La Belle et la Bete 2006

I think I saw the 1946 La Belle et la Bete movie, by Jean Cocteau, on TV when I was eleven or twelve. Whenever I first saw it, it made a lasting impression. I’d never seen anything like it. If you haven’t seen it, I recommend it highly. The lead characters' complex relationship is something I’ve been wanting to explore for many years. Early in 2006, I started nibbling away at it. As I worked on Belle, the rest of it came together. I knew who these characters were and how I wanted to present a relationship of interdependence, the lure and power of sexual attraction and the duality of appearance vs. content. What I hadn’t worked out then, was how to get her up in the air.





1: I worked Belle directly in wax but needed to do a few clay studies for Bete. He had to be physically imposing, a giant, but restrained, introspective and shy. My two main sources of inspiration were gorillas and Karloff.



2: After a set of waste molds, I poured a set of waxes and began finish work. The pix of this part has been tool toleranced toward a final rub finish.


3: Working the wax arms and legs to the body, making sure everything lined up and the balance was right.

4: Pix of Bete’s Master Wax head. I had to keep checking the tilt and eye direction so when it was all put together, his gaze was where it was supposed to be.



5: Pix of the Master Wax of Belle’s head. I was kind of proud of the finish of that head at a half an inch. But that’s before I saw some of the work by a few sculptors who specialize in miniatures I’d always felt, a good miniature never gives away its scale. Belle’s head looks like a small scale sculpt. Some of the stuff I’ve seen on the web lately is frighteningly good. You’d be hard pressed to guess just how big or small the sculpts are.


6: I needed to test my theory of support. Using the unfinished waxes, I hammered out a length or armature wire and wrinkled and bend it to look like heavy ribbon. It worked surprisingly well. I refined it a bit more, did a sag test, refined a bit more and went with it.
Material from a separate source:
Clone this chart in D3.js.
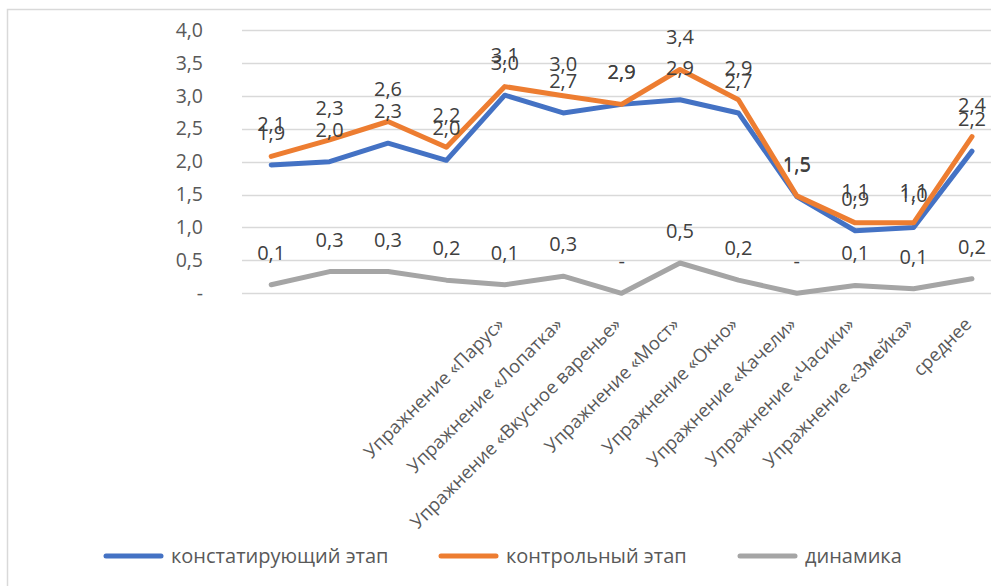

7: The first set of castings of the base and Bete, making sure things were still where they were supposed to be, before a final finish and priming for paint. Both arms had to come off to make it castable. I cut his left arm at a place I knew would be easy to patch. His right arm was a bit more tricky, so I used an arm band to mask the join. The shape of the band keyed the arm in the right position. For the base, I built a KromeKote circular dam and filled it with resin. Sanded, glazed the pin holes and gave it a good coat of primer then worked the rock formations on top of it. I wanted a kind of Frazetta texture for the rocks and so sculpted and finished them in clay. Then molded the whole damn thing.


8: It seemed right that a bat-winged woman would have prehensile feet. The glove was a design solution so I could use a large ring in scale with the ribbon.




The last three pix are of the Paint Master. I wanted to break up the texture of the piece, so used tufts of model grass to add some wispy, lighter elements.

1 comment:

  1. Always loved this piece, great to see the wip shots too.